Анна еще немного понежилась в кровати, затем встала, умылась и надела свежее белье. Все знали, что Анна Вандулакис любила днем ненадолго вздремнуть, поэтому слугам не велено было беспокоить хозяйку. Анна расправила простыни на кровати и, взбивая подушки, заметила на одной из них крошечное пятнышко крови Манолиса. Анна сняла наволочку с подушки, бросила ее в корзину для белья и достала из ящика новую.
* * *
Шли месяцы. Анна была требовательной, страстной и пылкой – перед такой триадой Манолис не мог устоять. Ее чувства обострял все возрастающий ужас при мысли о том, что вскоре может появиться лекарство от проказы. Как бы ни утешал ее Манолис, Анна очень боялась возвращения Марии с острова. Страх и ярость в ней клокотали все сильнее, делая ее настроение переменчивым, а поступки – не вполне разумными. Во время визитов Манолиса она не переживала о том, закрыты ли ставни ее окон, а после его ухода не слишком торопилась заправить простыни. Как будто в глубине души Анна хотела, чтобы о ее измене все узнали.

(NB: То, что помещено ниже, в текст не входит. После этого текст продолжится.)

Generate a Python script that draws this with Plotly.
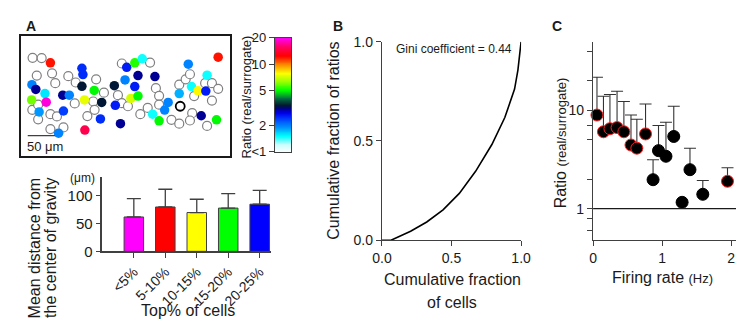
import numpy as np
import plotly.graph_objects as go

W, H = 744, 321
FONT = "Arial, 'Liberation Sans', sans-serif"
TXT = "#1a1a1a"
AXC = "#404040"

# ---------------- Panel A: cell map (field of view units) ----------------
open_x = [12.0, 21.3, 16.3, 32.0, 35.3, 48.7, 56.3, 77.3, 85.3, 103.7, 99.7, 55.3, 74.3, 75.7, 68.3,
          11.7, 17.7, 17.7, 30.3, 37.0, 30.3, 43.7, 103.7, 110.0, 132.7, 138.7, 142.0, 142.0, 130.3,
          122.7, 162.7, 169.3, 173.7, 189.3, 196.3, 202.7, 196.3, 178.0, 176.0, 173.7, 154.7, 162.7, 191.3]
open_y = [23.0, 23.3, 41.7, 39.3, 49.7, 42.3, 49.0, 45.7, 59.7, 29.0, 62.3, 71.0, 69.0, 77.7, 84.3,
          77.7, 72.3, 87.7, 82.3, 84.7, 98.0, 96.3, 70.7, 74.0, 28.0, 55.0, 63.0, 72.3, 75.7,
          82.3, 51.3, 45.7, 40.3, 49.7, 49.7, 55.7, 68.0, 63.3, 81.3, 89.0, 88.3, 92.3, 94.7]
ring_x = [163.7]
ring_y = [74.0]
cell_x = [30.3, 62.7, 63.7, 11.3, 15.3, 24.7, 43.0, 49.7, 62.7, 75.3, 96.0, 11.0, 26.0, 65.3, 83.0,
          97.0, 18.7, 43.7, 81.7, 102.3, 65.7, 38.7, 108.7, 117.0, 124.7, 107.0, 120.3, 137.7, 117.0,
          113.0, 120.3, 151.3, 147.7, 135.3, 142.0, 172.0, 191.3, 175.3, 162.7, 182.0, 190.0, 202.7,
          185.3, 201.0]
cell_y = [28.3, 34.0, 40.7, 51.3, 56.3, 60.7, 62.3, 62.3, 53.0, 57.3, 52.3, 67.3, 69.7, 67.3, 70.0,
          73.0, 80.0, 79.0, 87.3, 92.3, 99.0, 102.3, 33.0, 28.3, 24.0, 46.3, 41.7, 42.7, 53.3,
          65.7, 63.3, 70.0, 78.0, 82.3, 89.3, 29.7, 41.3, 53.3, 60.7, 57.7, 58.0, 22.3,
          84.0, 88.3]
cell_ratio = [12, 2.5, 2.5, 2.0, 3.1, 1.6, 3.1, 2.0, 3.4, 5, 3.4, 6, 19, 7.5, 3.4,
              2.6, 1.9, 2.4, 2.5, 3.1, 15, 2.0, 2.6, 5.3, 1.5, 2.0, 3.1, 3.1, 2.6,
              7.2, 5, 2.0, 2.0, 1.5, 5, 2.0, 1.5, 1.5, 1.8, 8, 2.6, 12,
              3.1, 5]
FIELD_W, FIELD_H = 215, 126
UNITS_PER_UM = 0.56
SCALE_UM = 50

ratio_ticks = [1, 2, 5, 10, 20]
ratio_ticktext = ["<1", "2", "5", "10", "20"]
RMAX = 20

colorscale = [[0.0, "#ffffff"], [0.07, "#c4ffff"], [0.14, "#00ffff"], [0.22, "#0090ff"],
              [0.29, "#0040ff"], [0.34, "#0000ee"], [0.38, "#000090"], [0.41, "#001830"],
              [0.47, "#007040"], [0.54, "#00ff00"], [0.62, "#a0ff00"], [0.69, "#ffff00"],
              [0.77, "#ff8000"], [0.84, "#ff0000"], [0.92, "#ff0060"], [1.0, "#ff00ff"]]

# ---------------- Panel A: bar chart ----------------
bar_cats = ["<5%", "5-10%", "10-15%", "15-20%", "20-25%"]
bar_mean = [62, 80, 70, 78, 85]
bar_upper = [95, 112, 94, 104, 110]
bar_colors = ["#ff00ff", "#ff0000", "#ffff00", "#00ff00", "#0000ff"]

# ---------------- Panel B: Lorenz curve ----------------
lor_x = [0, 0.065, 0.206, 0.322, 0.439, 0.556, 0.673, 0.79, 0.883, 0.953, 0.977, 0.993, 1.0]
lor_y = [0, 0, 0.045, 0.092, 0.153, 0.236, 0.347, 0.482, 0.618, 0.761, 0.857, 0.94, 1.0]
gini = 0.44

# ---------------- Panel C ----------------
rate = [0.056, 0.15, 0.244, 0.347, 0.446, 0.549, 0.634, 0.76, 0.869, 0.948, 1.056, 1.169, 1.29, 1.404, 1.59, 1.948]
ratio = [8.95, 6.05, 6.5, 6.67, 6.05, 4.44, 4.12, 5.75, 1.97, 3.89, 3.41, 5.42, 1.16, 2.49, 1.40, 1.90]
ratio_upper = [21.7, 13.9, 14.5, 15.6, 12.3, 8.95, 8.1, 11.6, 3.14, 7.0, 7.55, 11.0, 1.16, 4.12, 1.93, 2.61]
significant = [True] * 8 + [False] * 7 + [True]


def dxp(a, b):
    return [a / W, b / W]


def dyp(top, bottom):
    return [1 - bottom / H, 1 - top / H]


fig = go.Figure()

# map
fig.add_trace(go.Scatter(x=open_x, y=open_y, mode="markers", xaxis="x", yaxis="y",
                         marker=dict(size=9, color="white", line=dict(color="#808080", width=1.2)),
                         showlegend=False, hoverinfo="skip"))
fig.add_trace(go.Scatter(x=ring_x, y=ring_y, mode="markers", xaxis="x", yaxis="y",
                         marker=dict(size=9, color="white", line=dict(color="#000000", width=1.8)),
                         showlegend=False, hoverinfo="skip"))
fig.add_trace(go.Scatter(x=cell_x, y=cell_y, mode="markers", xaxis="x", yaxis="y",
                         marker=dict(size=9.5, color=np.log10(cell_ratio), colorscale=colorscale,
                                     cmin=0, cmax=np.log10(RMAX), showscale=False, line=dict(width=0)),
                         showlegend=False, hoverinfo="skip"))
# scale bar
fig.add_trace(go.Scatter(x=[7, 7 + SCALE_UM * UNITS_PER_UM], y=[105, 105], mode="lines",
                         xaxis="x", yaxis="y", line=dict(color="#404040", width=1.3),
                         showlegend=False, hoverinfo="skip"))

# colour bar as heatmap
levels = np.linspace(0, np.log10(RMAX), 240)
fig.add_trace(go.Heatmap(z=[[v] for v in levels], x=[0], y=levels, xaxis="x2", yaxis="y2",
                         colorscale=colorscale, zmin=0, zmax=np.log10(RMAX), showscale=False,
                         hoverinfo="skip"))

# bars
fig.add_trace(go.Bar(x=bar_cats, y=bar_mean, xaxis="x3", yaxis="y3", width=0.62,
                     marker=dict(color=bar_colors, line=dict(color="#404040", width=1)),
                     error_y=dict(type="data", symmetric=False,
                                  array=[u - m for u, m in zip(bar_upper, bar_mean)],
                                  arrayminus=[0] * len(bar_mean), color="#404040", thickness=1.3, width=7),
                     showlegend=False, hoverinfo="skip"))

# Lorenz
fig.add_trace(go.Scatter(x=lor_x, y=lor_y, mode="lines", xaxis="x4", yaxis="y4",
                         line=dict(color="black", width=1.6), cliponaxis=False,
                         showlegend=False, hoverinfo="skip"))

# panel C
fig.add_trace(go.Scatter(x=rate, y=ratio, mode="markers", xaxis="x5", yaxis="y5",
                         marker=dict(size=12, color="black",
                                     line=dict(color=["#ff2020" if s else "black" for s in significant], width=1)),
                         error_y=dict(type="data", symmetric=False,
                                      array=[u - r for u, r in zip(ratio_upper, ratio)],
                                      arrayminus=[0] * len(ratio), color="#333333", thickness=1.1, width=6),
                         cliponaxis=False, showlegend=False, hoverinfo="skip"))

tickfont = dict(family=FONT, size=14, color=TXT)
common = dict(showgrid=False, zeroline=False, linecolor=AXC, tickcolor=AXC, tickfont=tickfont)

layout = dict(
    width=W, height=H, margin=dict(l=0, r=0, t=0, b=0),
    paper_bgcolor="white", plot_bgcolor="rgba(0,0,0,0)",
    font=dict(family=FONT, color=TXT),
    xaxis=dict(domain=dxp(3, 218), range=[0, FIELD_W], anchor="y", showline=True, mirror=True,
               linecolor="#1a1a1a", linewidth=2, showticklabels=False, ticks="", showgrid=False, zeroline=False),
    yaxis=dict(domain=dyp(21, 147), range=[FIELD_H, 0], anchor="x", showline=True, mirror=True,
               linecolor="#1a1a1a", linewidth=2, showticklabels=False, ticks="", showgrid=False, zeroline=False),
    xaxis2=dict(domain=dxp(264, 281), range=[-0.5, 0.5], anchor="y2", showline=True, mirror=True,
                linecolor=AXC, linewidth=1.2, showticklabels=False, ticks="", showgrid=False, zeroline=False),
    yaxis2=dict(domain=dyp(23, 143), range=[0, np.log10(RMAX)], anchor="x2", side="left",
                tickvals=list(np.log10(ratio_ticks)), ticktext=ratio_ticktext, ticks="outside", ticklen=5,
                showline=True, mirror=True, linewidth=1.2, **{**common, "tickfont": dict(family=FONT, size=13, color=TXT)}),
    xaxis3=dict(domain=dxp(86.7, 260), type="category", range=[-1.0, 4.36], anchor="y3",
                showline=True, linewidth=1.5, ticks="outside", ticklen=5, tickangle=-45, **common),
    yaxis3=dict(domain=dyp(169.2, 247.7), range=[0, 134.5], anchor="x3", tickvals=[0, 50, 100],
                showline=True, linewidth=1.5, ticks="outside", ticklen=5, **{**common, "tickfont": dict(family=FONT, size=15, color=TXT)}),
    xaxis4=dict(domain=dxp(374, 517), range=[0, 1], anchor="y4", tickvals=[0, 0.5, 1],
                ticktext=["0.0", "0.5", "1.0"], showline=True, linewidth=1.3, ticks="outside", ticklen=5, **common),
    yaxis4=dict(domain=dyp(27, 236), range=[0, 1], anchor="x4", tickvals=[0, 0.5, 1],
                ticktext=["0.0", "0.5", "1.0"], showline=True, linewidth=1.3, ticks="outside", ticklen=5, **common),
    xaxis5=dict(domain=dxp(591, 742), range=[0, 2.13], anchor="y5", tickvals=[0, 1, 2],
                showline=True, linewidth=1.3, ticks="outside", ticklen=5, **common),
    yaxis5=dict(domain=dyp(27, 236), type="log", range=[-0.321, 1.698], anchor="x5",
                tickvals=[0.6, 0.8, 1, 2, 5, 7, 10, 20, 40],
                ticktext=["", "", "1", "", "", "", "10", "", ""],
                showline=True, linewidth=1.3, ticks="outside", ticklen=5, **common),
)
fig.update_layout(**layout)

fig.add_shape(type="line", xref="x5 domain", x0=0, x1=1, yref="y5", y0=1, y1=1,
              line=dict(color="#1a1a1a", width=1.2))


def ann(text, x, y, size, angle=0, xanchor="center", yanchor="middle"):
    fig.add_annotation(text=text, x=x / W, y=1 - y / H, xref="paper", yref="paper",
                       showarrow=False, textangle=angle, xanchor=xanchor, yanchor=yanchor,
                       font=dict(family=FONT, size=size, color=TXT))


ann("<b>A</b>", 6, 11, 14, xanchor="left")
ann("<b>B</b>", 322, 11, 14, xanchor="left")
ann("<b>C</b>", 547, 11, 14, xanchor="left")

ann("50 μm", 7, 137, 13, xanchor="left")
ann("Ratio (real/surrogate)", 235, 85, 13, angle=-90)
ann("(μm)", 66, 170, 12)
ann("Mean distance from", 17, 244, 16, angle=-90)
ann("the center of gravity", 34, 244, 16, angle=-90)
ann("Top% of cells", 175, 310, 16)

ann("Cumulative fraction of ratios", 324, 131, 16, angle=-90)
ann("Cumulative fraction", 446, 277, 16)
ann("of cells", 446, 302, 16)
ann("Gini coefficient = %.2f" % gini, 448, 35, 12)

ann("Ratio <span style='font-size:13px'>(real/surrogate)</span>", 557, 134, 16, angle=-90)
ann("Firing rate <span style='font-size:13px'>(Hz)</span>", 662, 275, 16)

fig.write_html("out.html")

Что будет, если – и это по-прежнему было «если», а не «когда» – Мария вернется со Спиналонги? Анна повторяла этот вопрос из раза в раз, и Манолис уже отчаялся убедить ее в том, что на их отношения возвращение ее сестры никак не повлияет. Он никогда не променяет ее на Марию. Сама мысль об этом была смехотворной. Однако опасения лишь множились внутри Анны, как червяки после дождя.
Манолису пришлось смириться с постоянными разговорами на эту тему. Обычно он умел каким-то волшебным образом воздействовать на Анну, но здесь его магия была бессильна.
Летним вечером Манолис сидел на террасе кафенио в Плаке, наслаждаясь вторым графинчиком раки и любуясь видом на залив. И хотя отсюда было хорошо видно Спиналонгу, остров не сильно занимал его мысли.
Тут он заметил приближающуюся к берегу лодку Гиоргоса. Она скользила по поверхности моря, оставляя за собой завораживающий узор из ряби, ровный, словно борозда на вспаханном поле.
Манолис видел, как Гиоргос причалил к берегу, привязал лодку и стал подниматься по склону в деревню. Молодой человек часто угощал пожилого Петракиса выпивкой – он любил поболтать со стариком. Гиоргос был человеком сдержанным и молчаливым, но сегодня чувства явно переполняли старого рыбака – он чуть ли не подпрыгивал на ходу.
– Слышал последние новости? – вместо приветствия спросил он.
Манолис сразу понял, о каких именно новостях говорит Гиоргос. Он кивнул и жестом пригласил старика выпить с ним раки. Мужчины подняли стаканы.
Манолису вдруг вспомнился вечер, когда Гиоргос разыскивал его, чтобы сообщить ужасную новость о болезни Марии, и пришел к нему в бар. Как бледен был тогда старик Петракис, как сутулились его плечи и бегали глаза, словно он боялся встретиться взглядом с Манолисом. Думая об этом сейчас, Манолис осознал, что почти ничего в тот момент не чувствовал, кроме жалости к старику. Ему правда было жаль не себя, а Гиоргоса.
Манолису всегда казалось, что когда-то он любил Марию, однако в последние месяцы у него было достаточно времени, чтобы разобраться в своих чувствах. Вне всякого сомнения, девушка сильно отличалась от всех, кого он когда-либо знал, и особенно привлекала его чистота Марии. Точнее, его манила мысль о том, что именно ему предстоит лишить девушку девственности, вот почему, когда Мария исчезла из жизни Манолиса, он был скорее опечален, нежели подавлен. Видно, им просто не судьба быть вместе.
Теперь ему припоминалось, что тогда он даже испытал своего рода облегчение. Он никогда не мог представить себе, как просыпается изо дня в день рядом с одним и тем же человеком. Это стало бы началом чего-то нового и его концом одновременно.
Однако главным в его отношениях с Марией – и в этом ему было трудно признаться даже самому себе – было то, что они доводили ее сестру почти до исступления. Мысль о том, что Анну медленно, но верно пожирает ревность, всегда поднимала Манолису настроение и придавала еще больше страсти их и без того жарким свиданиям.
Очнувшись от своих мыслей, молодой человек понял, что Гиоргос все это время что-то говорил. Они коротко обсудили новости о возможном излечении проказы.